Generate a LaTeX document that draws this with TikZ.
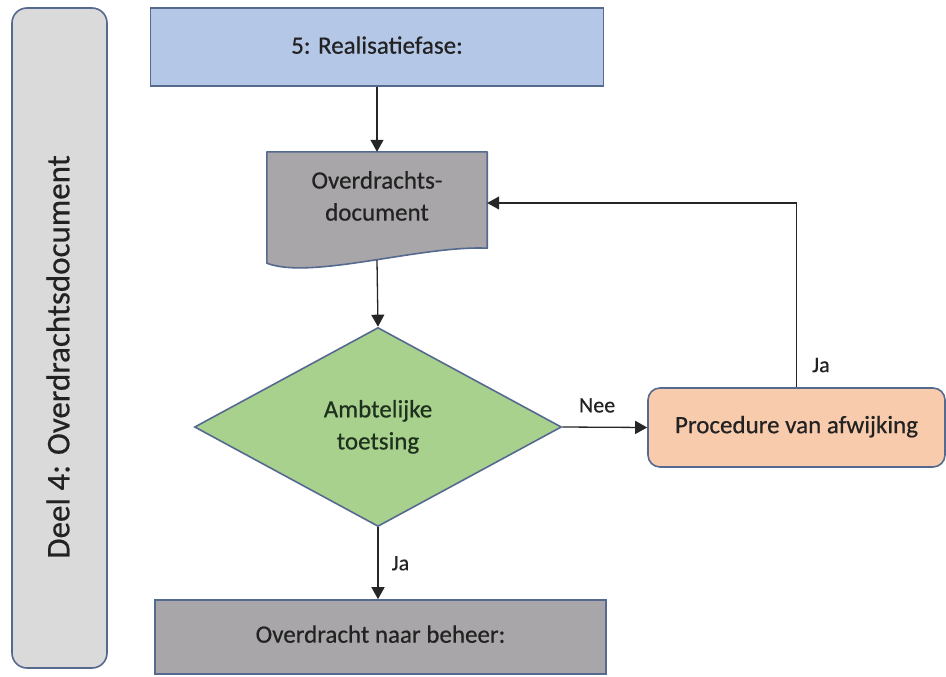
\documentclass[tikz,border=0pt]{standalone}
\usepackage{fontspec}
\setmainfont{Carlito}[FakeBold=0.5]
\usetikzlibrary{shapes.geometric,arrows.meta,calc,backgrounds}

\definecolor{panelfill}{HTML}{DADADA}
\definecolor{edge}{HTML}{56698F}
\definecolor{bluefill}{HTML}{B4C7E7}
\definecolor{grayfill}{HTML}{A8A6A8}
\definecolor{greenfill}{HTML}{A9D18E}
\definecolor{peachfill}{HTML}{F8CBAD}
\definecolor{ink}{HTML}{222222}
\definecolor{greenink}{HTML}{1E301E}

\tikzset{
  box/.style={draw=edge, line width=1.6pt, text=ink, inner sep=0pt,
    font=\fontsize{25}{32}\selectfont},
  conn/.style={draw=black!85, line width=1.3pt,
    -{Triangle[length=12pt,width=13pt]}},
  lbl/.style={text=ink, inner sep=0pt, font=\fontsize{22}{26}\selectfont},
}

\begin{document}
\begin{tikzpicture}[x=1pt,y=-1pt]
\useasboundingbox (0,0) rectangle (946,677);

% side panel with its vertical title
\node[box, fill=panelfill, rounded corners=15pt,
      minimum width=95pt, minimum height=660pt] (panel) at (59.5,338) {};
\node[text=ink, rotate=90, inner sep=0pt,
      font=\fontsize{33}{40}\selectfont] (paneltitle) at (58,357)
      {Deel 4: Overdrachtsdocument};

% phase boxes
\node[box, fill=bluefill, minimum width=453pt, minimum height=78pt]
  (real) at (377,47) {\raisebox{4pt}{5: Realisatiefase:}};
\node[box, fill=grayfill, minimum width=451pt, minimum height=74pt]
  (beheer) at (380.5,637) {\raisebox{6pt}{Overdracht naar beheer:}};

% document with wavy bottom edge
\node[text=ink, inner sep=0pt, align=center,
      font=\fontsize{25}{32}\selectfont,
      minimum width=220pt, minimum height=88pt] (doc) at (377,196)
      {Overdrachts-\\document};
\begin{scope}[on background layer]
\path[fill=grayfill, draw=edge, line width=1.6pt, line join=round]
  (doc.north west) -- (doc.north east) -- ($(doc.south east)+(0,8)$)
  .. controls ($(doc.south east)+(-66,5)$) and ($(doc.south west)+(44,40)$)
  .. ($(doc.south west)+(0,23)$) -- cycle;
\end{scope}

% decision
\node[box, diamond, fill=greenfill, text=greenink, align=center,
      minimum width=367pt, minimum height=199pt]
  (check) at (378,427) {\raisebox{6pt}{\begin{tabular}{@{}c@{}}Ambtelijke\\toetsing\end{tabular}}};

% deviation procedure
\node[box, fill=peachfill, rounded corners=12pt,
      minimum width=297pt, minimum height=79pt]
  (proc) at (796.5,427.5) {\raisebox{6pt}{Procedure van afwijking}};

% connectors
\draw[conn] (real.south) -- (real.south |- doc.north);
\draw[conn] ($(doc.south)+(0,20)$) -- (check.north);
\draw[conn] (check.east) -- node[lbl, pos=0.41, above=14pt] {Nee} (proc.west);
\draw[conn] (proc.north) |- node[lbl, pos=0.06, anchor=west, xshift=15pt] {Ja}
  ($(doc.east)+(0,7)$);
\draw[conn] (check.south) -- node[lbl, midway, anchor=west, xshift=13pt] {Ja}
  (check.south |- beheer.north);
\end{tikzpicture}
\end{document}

> **PROBLEM TO WORK ON**
Go through the listing above and quote it exactly, apart from its images.

> **RESULT OF THIS TASK**
Generate a LaTeX document that draws this with TikZ.
\documentclass[tikz,border=0pt]{standalone}
\usepackage{fontspec}
\setmainfont{Carlito}[FakeBold=0.5]
\usetikzlibrary{shapes.geometric,arrows.meta,calc,backgrounds}

\definecolor{panelfill}{HTML}{DADADA}
\definecolor{edge}{HTML}{56698F}
\definecolor{bluefill}{HTML}{B4C7E7}
\definecolor{grayfill}{HTML}{A8A6A8}
\definecolor{greenfill}{HTML}{A9D18E}
\definecolor{peachfill}{HTML}{F8CBAD}
\definecolor{ink}{HTML}{222222}
\definecolor{greenink}{HTML}{1E301E}

\tikzset{
  box/.style={draw=edge, line width=1.6pt, text=ink, inner sep=0pt,
    font=\fontsize{25}{32}\selectfont},
  conn/.style={draw=black!85, line width=1.3pt,
    -{Triangle[length=12pt,width=13pt]}},
  lbl/.style={text=ink, inner sep=0pt, font=\fontsize{22}{26}\selectfont},
}

\begin{document}
\begin{tikzpicture}[x=1pt,y=-1pt]
\useasboundingbox (0,0) rectangle (946,677);

% side panel with its vertical title
\node[box, fill=panelfill, rounded corners=15pt,
      minimum width=95pt, minimum height=660pt] (panel) at (59.5,338) {};
\node[text=ink, rotate=90, inner sep=0pt,
      font=\fontsize{33}{40}\selectfont] (paneltitle) at (58,357)
      {Deel 4: Overdrachtsdocument};

% phase boxes
\node[box, fill=bluefill, minimum width=453pt, minimum height=78pt]
  (real) at (377,47) {\raisebox{4pt}{5: Realisatiefase:}};
\node[box, fill=grayfill, minimum width=451pt, minimum height=74pt]
  (beheer) at (380.5,637) {\raisebox{6pt}{Overdracht naar beheer:}};

% document with wavy bottom edge
\node[text=ink, inner sep=0pt, align=center,
      font=\fontsize{25}{32}\selectfont,
      minimum width=220pt, minimum height=88pt] (doc) at (377,196)
      {Overdrachts-\\document};
\begin{scope}[on background layer]
\path[fill=grayfill, draw=edge, line width=1.6pt, line join=round]
  (doc.north west) -- (doc.north east) -- ($(doc.south east)+(0,8)$)
  .. controls ($(doc.south east)+(-66,5)$) and ($(doc.south west)+(44,40)$)
  .. ($(doc.south west)+(0,23)$) -- cycle;
\end{scope}

% decision
\node[box, diamond, fill=greenfill, text=greenink, align=center,
      minimum width=367pt, minimum height=199pt]
  (check) at (378,427) {\raisebox{6pt}{\begin{tabular}{@{}c@{}}Ambtelijke\\toetsing\end{tabular}}};

% deviation procedure
\node[box, fill=peachfill, rounded corners=12pt,
      minimum width=297pt, minimum height=79pt]
  (proc) at (796.5,427.5) {\raisebox{6pt}{Procedure van afwijking}};

% connectors
\draw[conn] (real.south) -- (real.south |- doc.north);
\draw[conn] ($(doc.south)+(0,20)$) -- (check.north);
\draw[conn] (check.east) -- node[lbl, pos=0.41, above=14pt] {Nee} (proc.west);
\draw[conn] (proc.north) |- node[lbl, pos=0.06, anchor=west, xshift=15pt] {Ja}
  ($(doc.east)+(0,7)$);
\draw[conn] (check.south) -- node[lbl, midway, anchor=west, xshift=13pt] {Ja}
  (check.south |- beheer.north);
\end{tikzpicture}
\end{document}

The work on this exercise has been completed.